▶ GOAL
Set down the full listing exactly as given. Any pictures are to be left out.

▶ DATA PROVIDED
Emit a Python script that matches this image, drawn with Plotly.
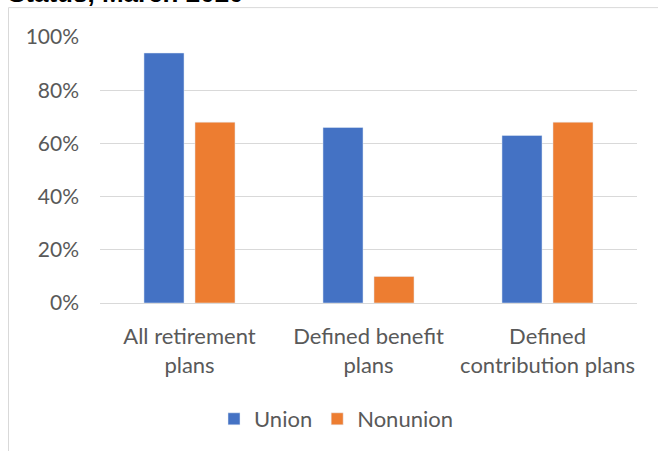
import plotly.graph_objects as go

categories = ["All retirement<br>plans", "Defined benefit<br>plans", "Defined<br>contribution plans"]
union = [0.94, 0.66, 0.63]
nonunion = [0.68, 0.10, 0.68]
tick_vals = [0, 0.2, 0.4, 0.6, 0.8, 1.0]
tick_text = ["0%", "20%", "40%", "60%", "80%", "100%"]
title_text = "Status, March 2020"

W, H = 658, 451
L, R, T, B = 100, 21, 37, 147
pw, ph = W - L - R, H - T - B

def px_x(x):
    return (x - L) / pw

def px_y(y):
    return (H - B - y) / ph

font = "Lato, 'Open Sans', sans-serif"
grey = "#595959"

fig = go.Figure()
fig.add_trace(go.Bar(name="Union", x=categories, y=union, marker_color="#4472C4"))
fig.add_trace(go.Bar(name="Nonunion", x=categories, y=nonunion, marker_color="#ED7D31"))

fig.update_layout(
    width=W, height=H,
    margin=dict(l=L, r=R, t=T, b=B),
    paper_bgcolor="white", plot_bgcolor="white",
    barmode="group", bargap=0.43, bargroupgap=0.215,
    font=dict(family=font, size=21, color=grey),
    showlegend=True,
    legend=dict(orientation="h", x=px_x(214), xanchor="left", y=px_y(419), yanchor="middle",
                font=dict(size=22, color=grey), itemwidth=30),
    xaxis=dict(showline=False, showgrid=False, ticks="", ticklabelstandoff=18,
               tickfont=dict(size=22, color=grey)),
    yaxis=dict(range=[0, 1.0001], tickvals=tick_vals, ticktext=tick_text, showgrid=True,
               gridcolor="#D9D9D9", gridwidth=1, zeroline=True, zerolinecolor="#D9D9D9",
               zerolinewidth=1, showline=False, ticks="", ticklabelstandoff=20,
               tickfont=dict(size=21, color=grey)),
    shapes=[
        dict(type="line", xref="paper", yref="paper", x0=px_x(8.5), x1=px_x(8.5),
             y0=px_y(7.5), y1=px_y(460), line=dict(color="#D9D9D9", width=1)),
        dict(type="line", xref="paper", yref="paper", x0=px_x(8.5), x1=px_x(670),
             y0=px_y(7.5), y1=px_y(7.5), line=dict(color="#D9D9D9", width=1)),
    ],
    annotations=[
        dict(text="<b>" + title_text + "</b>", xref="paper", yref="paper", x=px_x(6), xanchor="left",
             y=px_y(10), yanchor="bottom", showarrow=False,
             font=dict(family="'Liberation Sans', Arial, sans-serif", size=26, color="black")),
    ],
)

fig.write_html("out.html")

▶ SOLVED PROBLEM
Emit a Python script that matches this image, drawn with Plotly.
import plotly.graph_objects as go

categories = ["All retirement<br>plans", "Defined benefit<br>plans", "Defined<br>contribution plans"]
union = [0.94, 0.66, 0.63]
nonunion = [0.68, 0.10, 0.68]
tick_vals = [0, 0.2, 0.4, 0.6, 0.8, 1.0]
tick_text = ["0%", "20%", "40%", "60%", "80%", "100%"]
title_text = "Status, March 2020"

W, H = 658, 451
L, R, T, B = 100, 21, 37, 147
pw, ph = W - L - R, H - T - B

def px_x(x):
    return (x - L) / pw

def px_y(y):
    return (H - B - y) / ph

font = "Lato, 'Open Sans', sans-serif"
grey = "#595959"

fig = go.Figure()
fig.add_trace(go.Bar(name="Union", x=categories, y=union, marker_color="#4472C4"))
fig.add_trace(go.Bar(name="Nonunion", x=categories, y=nonunion, marker_color="#ED7D31"))

fig.update_layout(
    width=W, height=H,
    margin=dict(l=L, r=R, t=T, b=B),
    paper_bgcolor="white", plot_bgcolor="white",
    barmode="group", bargap=0.43, bargroupgap=0.215,
    font=dict(family=font, size=21, color=grey),
    showlegend=True,
    legend=dict(orientation="h", x=px_x(214), xanchor="left", y=px_y(419), yanchor="middle",
                font=dict(size=22, color=grey), itemwidth=30),
    xaxis=dict(showline=False, showgrid=False, ticks="", ticklabelstandoff=18,
               tickfont=dict(size=22, color=grey)),
    yaxis=dict(range=[0, 1.0001], tickvals=tick_vals, ticktext=tick_text, showgrid=True,
               gridcolor="#D9D9D9", gridwidth=1, zeroline=True, zerolinecolor="#D9D9D9",
               zerolinewidth=1, showline=False, ticks="", ticklabelstandoff=20,
               tickfont=dict(size=21, color=grey)),
    shapes=[
        dict(type="line", xref="paper", yref="paper", x0=px_x(8.5), x1=px_x(8.5),
             y0=px_y(7.5), y1=px_y(460), line=dict(color="#D9D9D9", width=1)),
        dict(type="line", xref="paper", yref="paper", x0=px_x(8.5), x1=px_x(670),
             y0=px_y(7.5), y1=px_y(7.5), line=dict(color="#D9D9D9", width=1)),
    ],
    annotations=[
        dict(text="<b>" + title_text + "</b>", xref="paper", yref="paper", x=px_x(6), xanchor="left",
             y=px_y(10), yanchor="bottom", showarrow=False,
             font=dict(family="'Liberation Sans', Arial, sans-serif", size=26, color="black")),
    ],
)

fig.write_html("out.html")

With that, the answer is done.